1. Opening a sealed bid, including but not limited to bids which have been submitted through the electronic system and any and all documents required to be sealed or divulging their contents, prior to the appointed time for the public opening of bids.
2. Delaying without justifiable cause, the screening for eligibility, opening of bids, evaluation and post evaluation of bids and awarding of contracts beyond the prescribed periods of action provided for in the Implementing Rules and Regulations (IRR).
3. Unduly influencing or exerting undue pressure on any member of the Bids and Awards Committee (BAC) or any officer of employee of the procuring entity to take a particular action which favors, or tends to favor a particular bidder.
4. Splitting of contracts which exceed procedural purchase limits and competitive bidding.
5. When the head of the agency abuses the exercise of his power to reject any and all as mentioned in Section 41 of the Act (Reservation Clause) with manifest preference to any bidder who is closely related to him in accordance with Section 47 of the Act (Disclosure of Relations).

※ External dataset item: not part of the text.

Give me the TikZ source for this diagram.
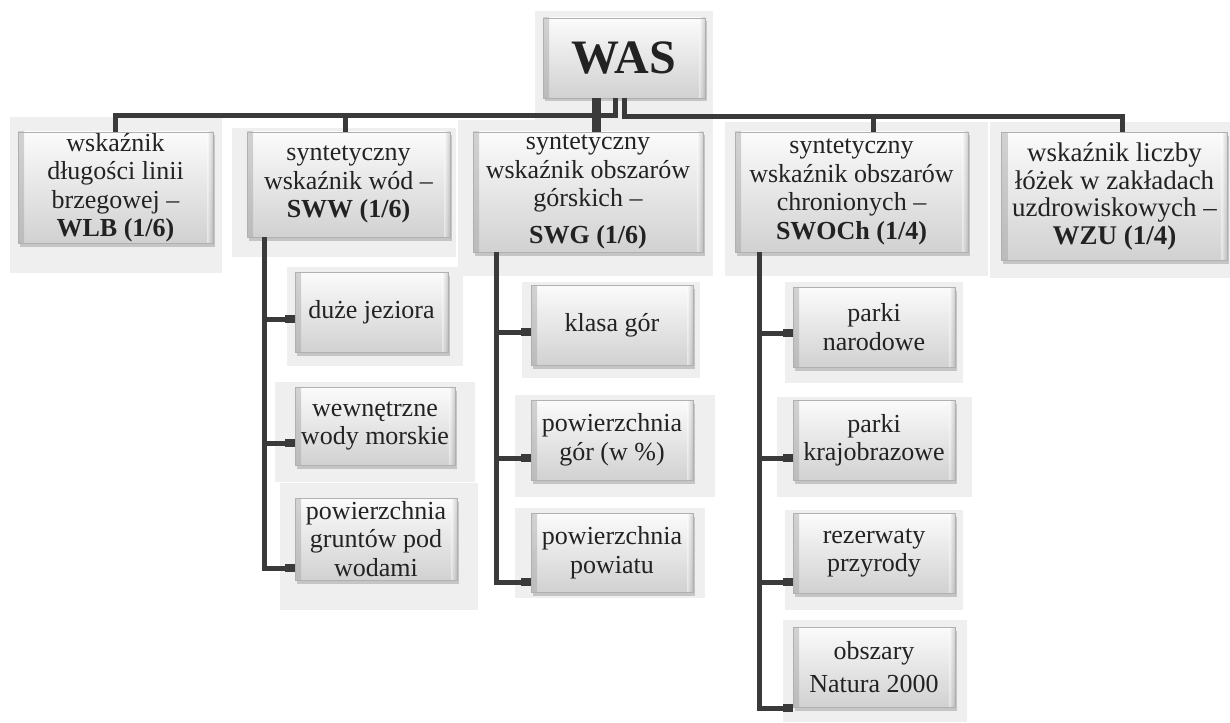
\documentclass[tikz,border=0pt]{standalone}
\usepackage{fontspec}
\setmainfont{Liberation Serif}
\usetikzlibrary{shadows,calc}
\definecolor{ln}{HTML}{3A3A3A}
\definecolor{bgc}{HTML}{EFEFEF}
\definecolor{tx}{HTML}{222222}
\tikzset{
  gbox/.style={rectangle, inner sep=0pt, align=center, text=tx,
    top color=gray!3, bottom color=gray!36, draw=gray!62, line width=0.8pt,
    font=\fontsize{26}{28.5}\selectfont,
    drop shadow={shadow xshift=1.5pt, shadow yshift=-3.5pt, opacity=0.45, fill=gray!85},
    path picture={
      \shade[left color=gray!75, right color=white, fill opacity=0.45]
        (path picture bounding box.south west) rectangle ([xshift=6pt]path picture bounding box.north west);
      \shade[left color=white, right color=gray!75, fill opacity=0.45]
        ([xshift=-6pt]path picture bounding box.south east) rectangle (path picture bounding box.north east);
    }},
  bgrect/.style={fill=bgc, draw=none},
  conn/.style={draw=ln, line width=5pt, line join=miter},
  connend/.style={draw=ln, line width=8pt},
}
\begin{document}
\begin{tikzpicture}[x=1pt, y=-1pt]
\useasboundingbox (0,0) rectangle (1230,722);
\fill[white] (0,0) rectangle (1230,722);
% background panels
\fill[bgrect] (535,11) rectangle (713,120);
\fill[bgrect] (10,117) rectangle (222,273);
\fill[bgrect] (232,128) rectangle (456,257);
\fill[bgrect] (458,120) rectangle (713,276);
\fill[bgrect] (725,122) rectangle (988,276);
\fill[bgrect] (990,122) rectangle (1230,278);
\fill[bgrect] (287,267) rectangle (463,366);
\fill[bgrect] (275,382) rectangle (475,482);
\fill[bgrect] (280,483) rectangle (478,610);
\fill[bgrect] (522,282) rectangle (700,378);
\fill[bgrect] (515,395) rectangle (715,497);
\fill[bgrect] (515,508) rectangle (705,598);
\fill[bgrect] (785,282) rectangle (963,383);
\fill[bgrect] (777,397) rectangle (972,497);
\fill[bgrect] (785,510) rectangle (963,610);
\fill[bgrect] (783,620) rectangle (967,722);

% nodes
\node[gbox, minimum width=162pt, minimum height=80pt, font=\fontsize{48}{50}\selectfont\bfseries] (WAS) at (624,58) {WAS};
\node[gbox, minimum width=195pt, minimum height=111pt] (WLB) at (115.5,187.5) {wskaźnik\\długości linii\\brzegowej --\\\textbf{WLB (1/6)}};
\node[gbox, minimum width=203pt, minimum height=105pt] (SWW) at (348.5,184.5) {syntetyczny\\wskaźnik wód --\\\textbf{SWW (1/6)}};
\node[gbox, minimum width=230pt, minimum height=120pt] (SWG) at (588,192) {syntetyczny\\wskaźnik obszarów\\górskich --\\[8pt]\textbf{SWG (1/6)}};
\node[gbox, minimum width=233pt, minimum height=120pt] (SWOCh) at (851.5,192) {syntetyczny\\wskaźnik obszarów\\chronionych --\\\textbf{SWOCh (1/4)}};
\node[gbox, minimum width=226pt, minimum height=128pt, font=\fontsize{27}{27.5}\selectfont] (WZU) at (1114.5,196.5) {wskaźnik liczby\\łóżek w zakładach\\uzdrowiskowych --\\\textbf{WZU (1/4)}};

\node[gbox, minimum width=153pt, minimum height=80pt] (dj) at (371.5,312) {duże jeziora};
\node[gbox, minimum width=160pt, minimum height=78pt] (ww) at (375,426) {wewnętrzne\\wody morskie};
\node[gbox, minimum width=162pt, minimum height=82pt] (pg) at (376,539) {powierzchnia\\gruntów pod\\wodami};

\node[gbox, minimum width=162pt, minimum height=80pt] (kg) at (612,325) {klasa gór};
\node[gbox, minimum width=162pt, minimum height=80pt] (pgor) at (612,440) {powierzchnia\\gór (w \%)};
\node[gbox, minimum width=162pt, minimum height=79pt] (pp) at (612,552.5) {powierzchnia\\powiatu};

\node[gbox, minimum width=162pt, minimum height=80pt] (pn) at (874,327) {parki\\narodowe};
\node[gbox, minimum width=162pt, minimum height=80pt] (pk) at (874,440) {parki\\krajobrazowe};
\node[gbox, minimum width=162pt, minimum height=80pt] (rp) at (874,553) {rezerwaty\\przyrody};
\node[gbox, minimum width=162pt, minimum height=80pt] (on) at (874,667) {obszary\\[5pt]Natura 2000};

% top connectors
\draw[conn, line width=9pt] ($(WAS.south)+(-28,0)$) -- ($(SWG.north)+(8,0)$);
\draw[conn] ($(WAS.south)+(-28,17)$) -| ($(WAS.south)+(-9,0)$);
\draw[conn] ($(WAS.south)+(-28,17)$) -| (WLB.north);
\draw[conn] ($(WAS.south)+(0,0)$) |- ($(WZU.north)+(7.5,-16)$) -- ($(WZU.north)+(7.5,0)$);
\draw[conn] ($(SWW.north)+(-3.5,-16)$) -- ($(SWW.north)+(-3.5,0)$);
\draw[conn] ($(SWOCh.north)+(21.5,-16)$) -- ($(SWOCh.north)+(21.5,0)$);

% SWW children
\draw[conn] ($(SWW.south west)+(18,0)$) |- (pg.west |- 0,568);
\draw[conn] (265,319) -- (dj.west |- 0,319);
\draw[conn] (265,443) -- (ww.west |- 0,443);
\draw[connend] (285,319) -- (dj.west |- 0,319);
\draw[connend] (285,443) -- (ww.west |- 0,443);
\draw[connend] (285,568) -- (pg.west |- 0,568);

% SWG children
\draw[conn] ($(SWG.south west)+(24,0)$) |- (pp.west |- 0,582);
\draw[conn] (497,332) -- (kg.west |- 0,332);
\draw[conn] (497,458) -- (pgor.west |- 0,458);
\draw[connend] (521,332) -- (kg.west |- 0,332);
\draw[connend] (521,458) -- (pgor.west |- 0,458);
\draw[connend] (521,582) -- (pp.west |- 0,582);

% SWOCh children
\draw[conn] ($(SWOCh.south west)+(25,0)$) |- (on.west |- 0,708);
\draw[conn] (760,333) -- (pn.west |- 0,333);
\draw[conn] (760,458) -- (pk.west |- 0,458);
\draw[conn] (760,582) -- (rp.west |- 0,582);
\draw[connend] (783,333) -- (pn.west |- 0,333);
\draw[connend] (783,458) -- (pk.west |- 0,458);
\draw[connend] (783,582) -- (rp.west |- 0,582);
\draw[connend] (783,708) -- (on.west |- 0,708);
\end{tikzpicture}
\end{document}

==== Private Individuals ====
According to Art. XXI Section 65 (b) of RA 9184, private individuals who commit any of the following acts, including any public officer, who conspires with them, shall suffer the penalty of imprisonment of not less than six (6) years and one (1) day but not more than fifteen (15) years:
1. When two or more bidders agree and submit different bids as if they were bona fide, when they knew that one or more of them was so much higher than the other that it could not be honestly accepted and that the contract will surely be awarded to the pre-arranged lowest bid.
2. When a bidder maliciously submits different Bids through two or more persons, corporations, partnership or any other business entity in which he has interest to create the appearance of competition that does not in fact exist so as to be adjudged as the winning bidder.
3. When two or more bidders enter into an agreement which call upon one to refrain from bidding for procurement contracts, or which call for withdrawal of bids already submitted, or which are otherwise intended to secure an undue advantage to any one of them.
4. When a bidder, by himself or in connivance with others, employ schemes which tend to restrain the natural rivalry of the parties or operates to stifle or suppress competition and thus produce a result disadvantageous to the public.

== Criticisms ==

=== Lack of preference on local suppliers over foreign suppliers ===
During the COVID-19 pandemic, shortages of personal protective equipment (PPE) occurred worldwide, including in the Philippines. To close some of the supply gaps, the Department of Trade and Industry (DTI) asked garment and textile manufacturers to shift to the production of PPE. This call was answered by the Confederation of Philippine Manufacturers of PPE (CPMP). However, the government's procurement law, RA 9184, prevents domestic manufacturers from competing against foreign manufacturers that have the ability to bid at lower prices. Unfortunately, the law has no provisions for preference of domestic products over foreign products. According to Art. X Sec. 34, the government can only award the contract to the bidder with the Lowest Calculated Responsive Bid or Highest Rated Responsive Bid. This forced companies to incur loss, partially close the repurposed factories and lay off around 3,500 workers in December 2020.